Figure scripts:
%%
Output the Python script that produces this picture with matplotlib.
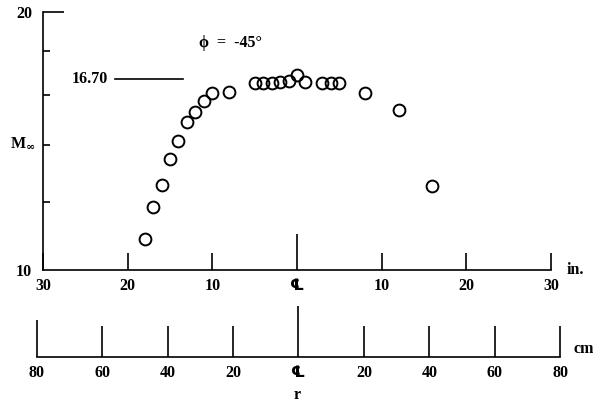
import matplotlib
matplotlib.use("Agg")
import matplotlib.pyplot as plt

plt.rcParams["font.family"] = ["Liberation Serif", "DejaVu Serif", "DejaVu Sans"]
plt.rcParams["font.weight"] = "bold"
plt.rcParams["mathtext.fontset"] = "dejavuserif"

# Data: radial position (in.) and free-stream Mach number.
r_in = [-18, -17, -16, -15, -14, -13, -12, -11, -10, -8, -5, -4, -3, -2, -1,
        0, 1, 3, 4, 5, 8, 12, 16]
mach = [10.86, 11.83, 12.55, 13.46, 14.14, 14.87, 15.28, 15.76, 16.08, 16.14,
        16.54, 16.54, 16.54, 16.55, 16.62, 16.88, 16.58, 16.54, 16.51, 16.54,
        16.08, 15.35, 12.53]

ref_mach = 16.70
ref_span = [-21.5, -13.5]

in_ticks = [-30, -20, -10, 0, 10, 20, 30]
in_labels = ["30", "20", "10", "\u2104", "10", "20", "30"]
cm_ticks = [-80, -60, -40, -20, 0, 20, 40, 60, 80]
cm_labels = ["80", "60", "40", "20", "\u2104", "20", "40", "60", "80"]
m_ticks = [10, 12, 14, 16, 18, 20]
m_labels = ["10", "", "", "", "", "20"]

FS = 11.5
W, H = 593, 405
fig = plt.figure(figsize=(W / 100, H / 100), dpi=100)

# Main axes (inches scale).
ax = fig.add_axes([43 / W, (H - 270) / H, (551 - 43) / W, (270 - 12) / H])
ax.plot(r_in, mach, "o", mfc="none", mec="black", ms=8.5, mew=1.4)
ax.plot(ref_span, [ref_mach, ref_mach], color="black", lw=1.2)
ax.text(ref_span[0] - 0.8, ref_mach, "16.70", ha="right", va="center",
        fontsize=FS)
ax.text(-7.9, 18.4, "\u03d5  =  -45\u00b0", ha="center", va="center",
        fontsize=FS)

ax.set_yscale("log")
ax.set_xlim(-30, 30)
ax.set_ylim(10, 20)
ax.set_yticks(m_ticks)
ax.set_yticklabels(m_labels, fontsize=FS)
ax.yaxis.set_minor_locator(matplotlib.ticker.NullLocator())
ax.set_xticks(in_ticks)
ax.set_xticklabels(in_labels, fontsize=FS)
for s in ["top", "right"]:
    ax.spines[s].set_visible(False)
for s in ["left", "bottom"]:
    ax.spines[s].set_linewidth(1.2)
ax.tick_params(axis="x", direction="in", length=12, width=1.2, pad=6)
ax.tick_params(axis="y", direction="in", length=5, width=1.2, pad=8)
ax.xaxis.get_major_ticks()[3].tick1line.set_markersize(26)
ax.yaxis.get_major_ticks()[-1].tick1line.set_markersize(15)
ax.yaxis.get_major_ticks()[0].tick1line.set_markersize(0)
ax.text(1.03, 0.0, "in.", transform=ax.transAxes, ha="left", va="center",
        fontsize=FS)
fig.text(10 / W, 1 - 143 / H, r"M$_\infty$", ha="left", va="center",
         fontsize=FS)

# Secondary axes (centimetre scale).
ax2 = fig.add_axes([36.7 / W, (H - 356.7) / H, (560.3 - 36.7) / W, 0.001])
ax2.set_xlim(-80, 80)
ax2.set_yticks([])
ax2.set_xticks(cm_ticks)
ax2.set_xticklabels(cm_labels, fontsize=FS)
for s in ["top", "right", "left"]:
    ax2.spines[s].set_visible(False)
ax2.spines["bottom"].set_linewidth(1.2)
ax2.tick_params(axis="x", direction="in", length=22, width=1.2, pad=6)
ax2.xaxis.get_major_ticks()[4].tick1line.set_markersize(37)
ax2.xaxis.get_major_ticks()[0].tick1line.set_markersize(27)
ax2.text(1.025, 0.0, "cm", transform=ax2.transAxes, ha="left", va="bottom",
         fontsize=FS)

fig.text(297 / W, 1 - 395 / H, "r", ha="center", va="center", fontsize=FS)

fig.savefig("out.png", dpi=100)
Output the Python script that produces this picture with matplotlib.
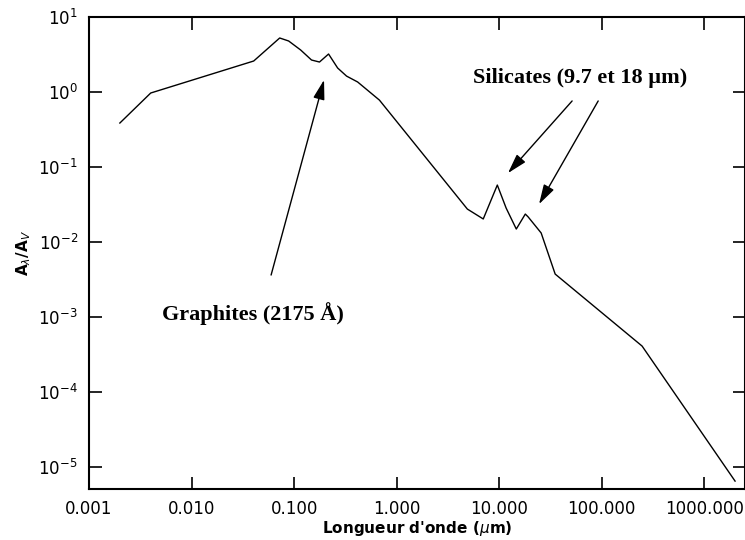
%%
Aim
Restate exactly, please, only the lines between the start of the data and the line containing "ref_span = [-21.5, -13.5]", both ends included, skipping the pictures.

Task result
Output the Python script that produces this picture with matplotlib.
import matplotlib
matplotlib.use("Agg")
import matplotlib.pyplot as plt

plt.rcParams["font.family"] = ["Liberation Serif", "DejaVu Serif", "DejaVu Sans"]
plt.rcParams["font.weight"] = "bold"
plt.rcParams["mathtext.fontset"] = "dejavuserif"

# Data: radial position (in.) and free-stream Mach number.
r_in = [-18, -17, -16, -15, -14, -13, -12, -11, -10, -8, -5, -4, -3, -2, -1,
        0, 1, 3, 4, 5, 8, 12, 16]
mach = [10.86, 11.83, 12.55, 13.46, 14.14, 14.87, 15.28, 15.76, 16.08, 16.14,
        16.54, 16.54, 16.54, 16.55, 16.62, 16.88, 16.58, 16.54, 16.51, 16.54,
        16.08, 15.35, 12.53]

ref_mach = 16.70
ref_span = [-21.5, -13.5]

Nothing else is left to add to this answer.